Ya el nacer es un dolor, cantaba la voz, hecha grito, de Raimon, en aquel año de gracia de 1968. Pero un dolor que se celebra porque inicia una partida. Marca la Vida, siendo Presencia hacia el sentido de existir. Partir -que proviene de parto- es un alejamiento del útero materno, un viaje-viraje del placer de la placenta hacia la madurez que busca renacer en cada instante, que inaugura el manifestarse en la conciencia-carne-materia, donde el alma se fragua en forma y gesto. Alcanzar a ser el propio gesto -dejarse gestar- ser la propia gestación, sin imitar a ningún ser ajeno a mí, por muy sagrada y ejemplar que haya sido su huella.
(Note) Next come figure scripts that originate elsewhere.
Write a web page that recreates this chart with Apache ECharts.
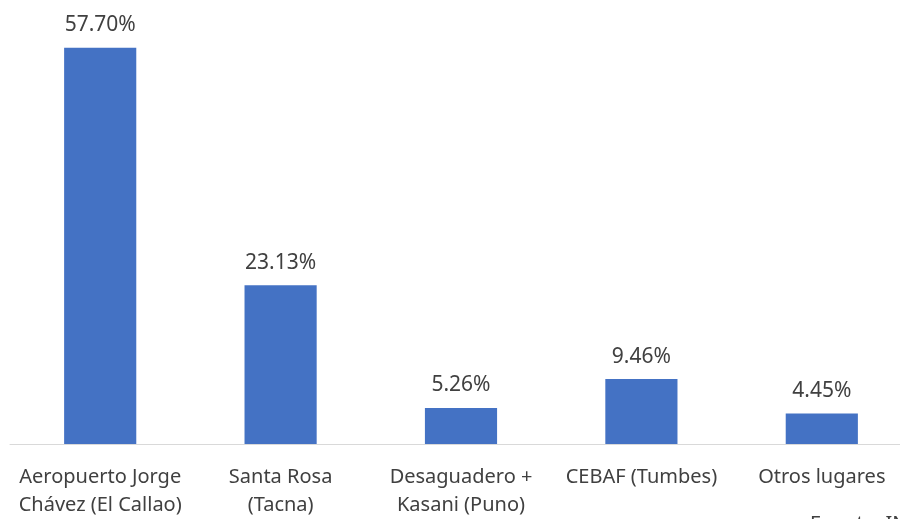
<!DOCTYPE html>
<html>
<head>
<meta charset="utf-8">
<script src="https://cdn.jsdelivr.net/npm/echarts@6/dist/echarts.min.js"></script>
<style>
  html, body { margin: 0; padding: 0; background: #fff; overflow: hidden; }
  #chart { width: 912px; height: 519px; }
</style>
</head>
<body>
<div id="chart"></div>
<script>
  // categories and shares (%)
  const categories = [
    'Aeropuerto Jorge\nChávez (El Callao)',
    'Santa Rosa\n(Tacna)',
    'Desaguadero +\nKasani (Puno)',
    'CEBAF (Tumbes)',
    'Otros lugares'
  ]
  const shares = [57.70, 23.13, 5.26, 9.46, 4.45]

  const textColor = '#404040'
  const font = 'Noto Sans'

  const chart = echarts.init(document.getElementById('chart'))
  chart.setOption({
    animation: false,
    grid: {
      left: 10,
      right: 0,
      top: 32,
      bottom: 73,
      containLabel: false
    },
    xAxis: {
      type: 'category',
      data: categories,
      axisLine: { lineStyle: { color: '#d9d9d9', width: 1 } },
      axisTick: { show: false },
      axisLabel: {
        color: textColor,
        fontFamily: font,
        fontSize: 20,
        lineHeight: 28,
        margin: 19,
        interval: 0
      }
    },
    yAxis: {
      type: 'value',
      min: 0,
      max: 60,
      show: false,
      splitLine: { show: false }
    },
    series: [{
      type: 'bar',
      data: shares,
      barWidth: '40%',
      itemStyle: { color: '#4472c4' },
      label: {
        show: true,
        position: 'top',
        distance: 12,
        color: textColor,
        fontFamily: font,
        fontSize: 21,
        formatter: p => p.value.toFixed(2) + '%'
      }
    }],
    graphic: [{
      type: 'text',
      left: 810,
      top: 514,
      style: {
        text: 'Fuente: INEI',
        fill: textColor,
        font: '20px "Noto Sans"'
      }
    }]
  })
</script>
</body>
</html>
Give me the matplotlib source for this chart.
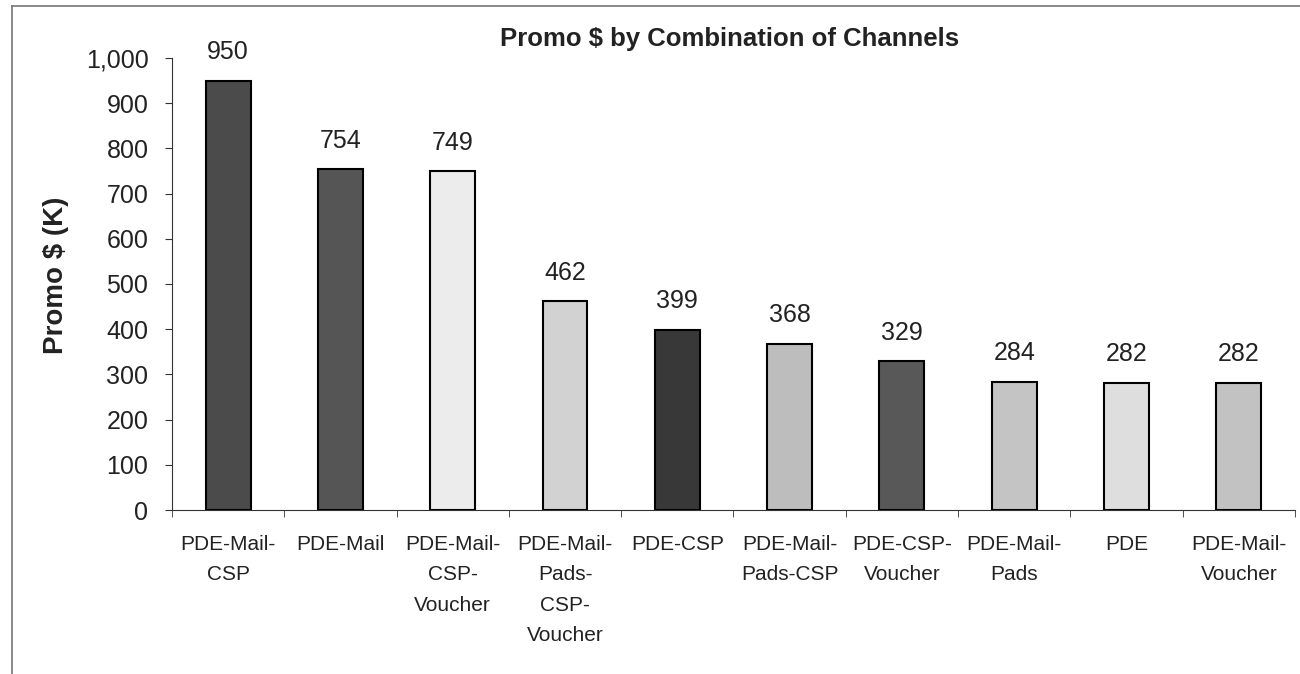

Buscamos nacer desde la Ausencia; renacer en la creación de un poema, florecer desde la obra de arte que, como artista de la Vida, peregrina hacia el lienzo vacío y su blancura; hacia la vacuidad sin lienzo.
“… Es así como puede comprenderse el secreto de algunos ancianos, que en un sentido superior se mantienen jóvenes. Conservan su juventud porque cuando les llega la hora están dispuestos, sin crispación, a soltar y dejar lo que hasta entonces les ligaba a la existencia terrenal. Sin estar apegados ya a nada, se hacen transparentes a esta experiencia interior de la Gran Vida que así nos habla. Más allá del tiempo presente gozan ya del futuro, y las fuerzas de promesa les animan. La mirada elegíaca vuelta al pasado, la actitud sentimental del “te acuerdas de…” desaparecen, y con ello el secreto temblor ante la muerte ya cercana. Por el contrario, en sus ojos brilla una misteriosa luz que es la juventud de los eternos comienzos y que manifiesta el principio divino que, indiferente tanto al pasado como al futuro, regenera la vida constantemente…”
Karl Graf. Dürckheim
Caminar desde el útero al no-ser, de la Ausencia a la Presencia que se acontece y revela en cada instante. Más allá del ser niño y ser anciano; más allá del más allá. Caer en la cuenta de esa coincidencia de los opuestos, y, sobre todo, vivirla, es despertar más allá de la vida y de la muerte. Así lo intuí en este soneto:
El satori del anciano
Frágil e indestructible, su mirada
da la espalda al pasado. Honda quietud
más allá de las horas: la virtud
del que aprendió a ser Nadie siendo Nada,
del viejo que aceptó, fulgente e inalterada,
la brasa en que se extingue. Beatitud
alada, no aferrada a juventud,
ni a poder, ni a riqueza; a nada, a nada.
Ni al “te acuerdas de…” eterno comienzo;
sin edad, sin nostalgias, ni añoranza;
sin otro espejo que el vacío lienzo,
donde el viejo en su Origen se afianza,
diciendo para sí: no me avergüenzo
de ver, desnudo, al Dios de mi esperanza.